CORNWALL, Ontario - In a stunning reversal, city councillors shelved a plan Monday night to share municipal water services with South Glengarry.
For months it appeared as though the city was headed to a water-sharing agreement with its rural neighbours to the east, but a majority of councillors said Monday night the city stood to lose too much when it comes to development potential.
South Glengarry has plans to increase its water works division, with an aim to attracting more development.
City councillors want to keep as much development as they can within city limits.
“By giving this we are directly giving them the tools to compete against us,” said Coun. Glen Grant. “It doesn’t make sense. If you were a business, you wouldn’t even look at that.”

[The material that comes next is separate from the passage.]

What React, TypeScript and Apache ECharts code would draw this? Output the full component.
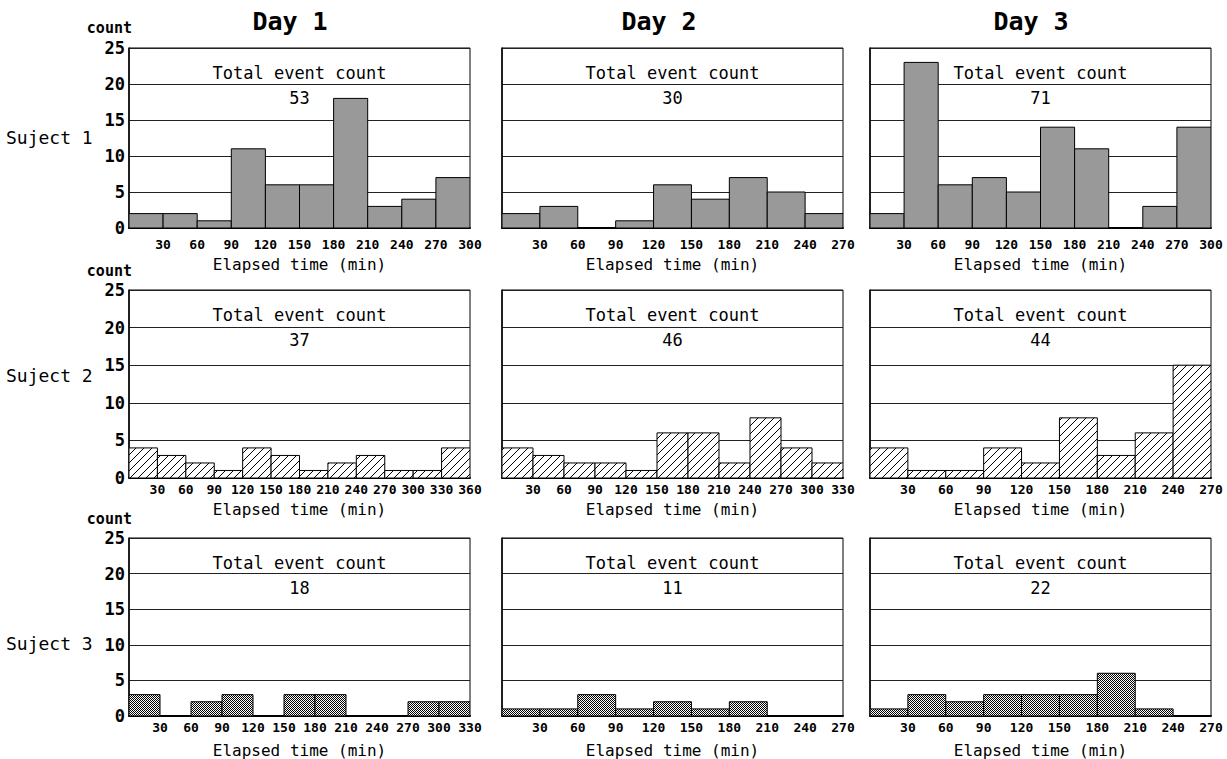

Grant found plenty of allies at the council table.
“You’re going to help your competition be on an even keel with you? (Maybe) if your business park was full…but it isn’t,” said Coun. David Murphy. “We’ve also just started to develop and discuss the potential expansion of Tollgate, which would grow that area as well.”
Initially many councillors were supportive of the share agreement, though as time has marched on, more information came to light that suggested the city could be cutting its own throat.
“When we look at who we’re here to represent…they have been very clear to see as to what they would like to see happen,” said Coun. Maurice Dupelle. “I was hoping to see a lot more pros for the City of Cornwall.”
Coun. Elaine MacDonald said it was her hope that development east of Boundary Road would augment more development in the city’s industrial park – not hamper it.
Others agreed, suggesting taxes are lower in South Glengarry, yet businesses would be able to enjoy the equivalent of urban services.
“As a city councillor every year at budget time we get our butts kicked,” said Coun. Denis Thibault. “In approving (the plan) what we would be doing would be opening the door to direct competition from surrounding municipalities. I can’t logically stand up and defend that position.”
Mayor Bob Kilger was disappointed with the move.
“I’ve always believed that what’s good for our neighbour is good for us," he said. "But on the terms of the basis on the amount of land we are being asked to consider to service…I see an opportunity more than anything else.
“We are the commercial centre of eastern Ontario. Where are the people of South Glengarry and South Stormont buying their products?”
Representatives from South Glengarry were visibly perturbed with council’s decision, but had some warning that such a decision was possible.
"We were aware of lobbying going on behind the scenes," said South Glengarry CAO Derik Brandt following council's vote, suggesting "special interests" were to blame.
But Brandt would not identify just who the "special interests" are. He further added studies suggested the city stood to gain $11 million in increased assessment, while South Glengarry would reecive $14 million.
"This is a win-win for both," he said. "But in the end special interests won."
A development in South Glengarry that is scheduled to open in December will now have to connect itself with a private water system.
South Glengarry Mayor Ian MacLeod would not comment when asked what the city's decision would mean when it comes to future inter-municipal agreements.